Public Participation in State Rate Setting

Eye on Miami has a great letter from a citizen who tried to participate in state electric power rate-setting. Putting FPL on the spot should be required reading for anyone interested in energy law, state administrative law, or more general questions of public participation in government.

Here is just a small taste:

My first stop on my adventure was the public service hearing held in Sarasota on May 31, 2012. Here I first saw the most shocking thing about the public hearing process. In the lobby of the hearing site (Sarasota City Hall) were numerous FPL customer service representatives wearing FPL shirts who are greeting members of the public arriving to speak to the rate increase proposal. And FPL seems to have their own dedicated room. Which made no sense at all. It’s like a court hearing but one of the parties to the case gets to have their own room in the courthouse and a staff to lobby everyone, judges, jurors and the public as they walk by as to why their side is right. FPL also gets to have a table handing out literature. Nobody else gets to have a room or a table or representatives right outside the hearing room. There is no Audubon Society, no Environmental Defense Fund, no Florida Public Interest Research Group in the lobby lobbying (I guess that is where the term comes from!) against the rate increase or against the proposals or actions of FPL.
The importance of this cannot be overstated.
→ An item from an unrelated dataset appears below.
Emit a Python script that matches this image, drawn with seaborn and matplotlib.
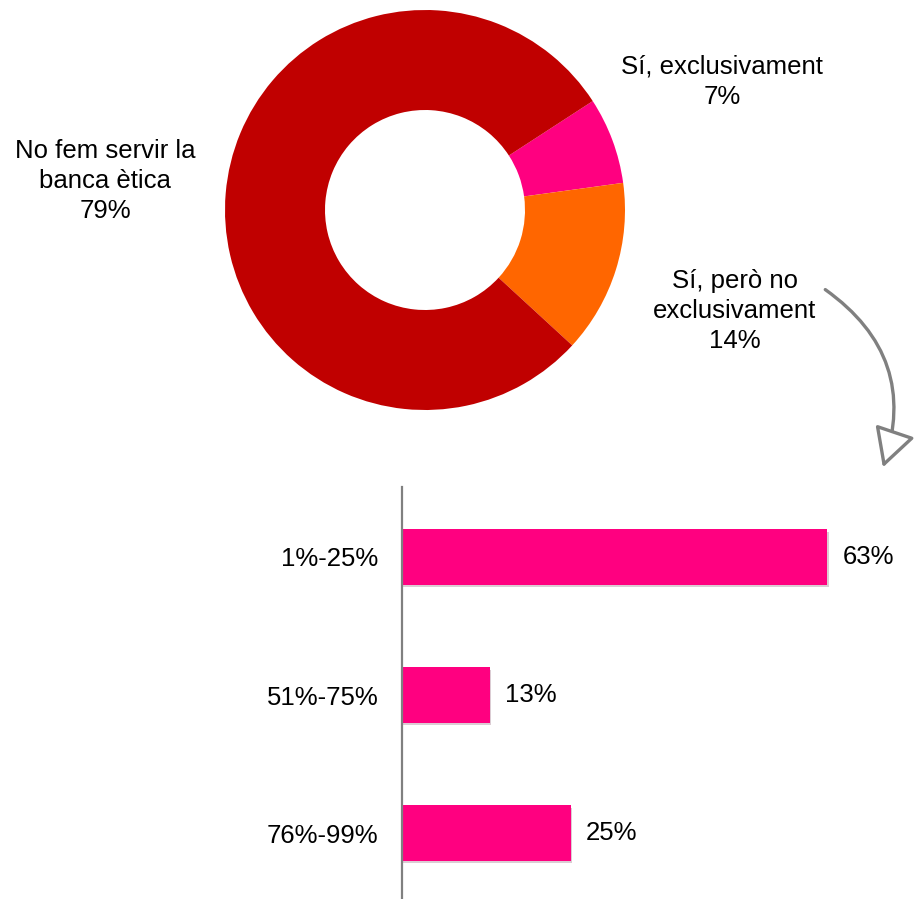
import matplotlib
matplotlib.use("Agg")
import seaborn as sns
import pandas as pd
from matplotlib import pyplot as plt
from matplotlib import patheffects as pe

# donut data (clockwise from upper right)
pie_labels = ["Sí, exclusivament", "Sí, però no\nexclusivament", "No fem servir la\nbanca ètica"]
pie_values = [7, 14, 79]
pie_colors = ["#FF0080", "#FF6600", "#C00000"]

# bar data
bar_cats = ["1%-25%", "51%-75%", "76%-99%"]
bar_values = [63, 13, 25]

sns.set_style("white")
plt.rcParams["font.family"] = ["Liberation Sans", "DejaVu Sans"]
plt.rcParams["text.color"] = "black"
plt.rcParams["ytick.color"] = "black"

W, H = 917, 899
fig = plt.figure(figsize=(W / 100, H / 100), dpi=100)


def box(x0, y0, x1, y1):
    # pixel box (top-left origin) -> figure fraction rect
    return [x0 / W, 1 - y1 / H, (x1 - x0) / W, (y1 - y0) / H]


# donut
ax1 = fig.add_axes(box(225, 10, 625, 410))
ax1.pie(pie_values, colors=pie_colors, startangle=33, counterclock=False,
        radius=1, wedgeprops=dict(width=0.5, linewidth=0))
ax1.set_xlim(-1, 1)
ax1.set_ylim(-1, 1)
ax1.set_aspect("equal")
ax1.axis("off")

fs = 18.5
label_pos = [(722, 82), (735, 311), (105, 181)]
for lab, v, (x, y) in zip(pie_labels, pie_values, label_pos):
    fig.text(x / W, 1 - y / H, f"{lab}\n{v}%", ha="center", va="center",
             fontsize=fs, linespacing=1.32)

# bars
ax2 = fig.add_axes(box(402, 487, 917, 899))
df = pd.DataFrame({"cat": bar_cats, "val": bar_values})
sns.barplot(data=df, x="val", y="cat", orient="h", color="#FF0080", width=0.4,
            saturation=1, linewidth=0, ax=ax2)
for p in ax2.patches:
    p.set_path_effects([pe.SimplePatchShadow(offset=(1, -2), alpha=0.2), pe.Normal()])
ax2.bar_label(ax2.containers[0], labels=[f"{v}%" for v in bar_values],
              padding=11, fontsize=fs)
ax2.set_xlim(0, 515 / 6.75)
ax2.set_ylim(2.478, -0.507)
ax2.set_xlabel("")
ax2.set_ylabel("")
ax2.set_xticks([])
ax2.tick_params(axis="y", length=0, pad=17, labelsize=fs)
for s in ["top", "right", "bottom"]:
    ax2.spines[s].set_visible(False)
ax2.spines["left"].set_color("#808080")
ax2.spines["left"].set_linewidth(1.6)

# hand-drawn style arrow
ax2.annotate("", xy=(882, H - 470), xytext=(823, H - 288),
             xycoords="figure pixels", textcoords="figure pixels",
             arrowprops=dict(arrowstyle="-|>,head_length=2.4,head_width=1.3",
                             connectionstyle="arc3,rad=-0.38",
                             edgecolor="#808080", facecolor="white", lw=2.4),
             annotation_clip=False)

fig.savefig("out.png", dpi=100)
I had not yet intervened in the case but when I did subsequently intervene and speak from the stage as a party at the four Miami area public service hearings, I found that FPL gets a special room at every public hearing. They get to intercept members of the public who come to the hearings with complaints, before those members of the public enter the hearing room, and redirect them to the special FPL room and give them whatever it takes to “resolve their complaint”. The evidence indicates they are much more generous in achieving customer satisfaction in the special FPL rooms at the public hearings than they are in the normal course of their business. Essentially they run bribery rooms at every public hearing site with FPSC blessing.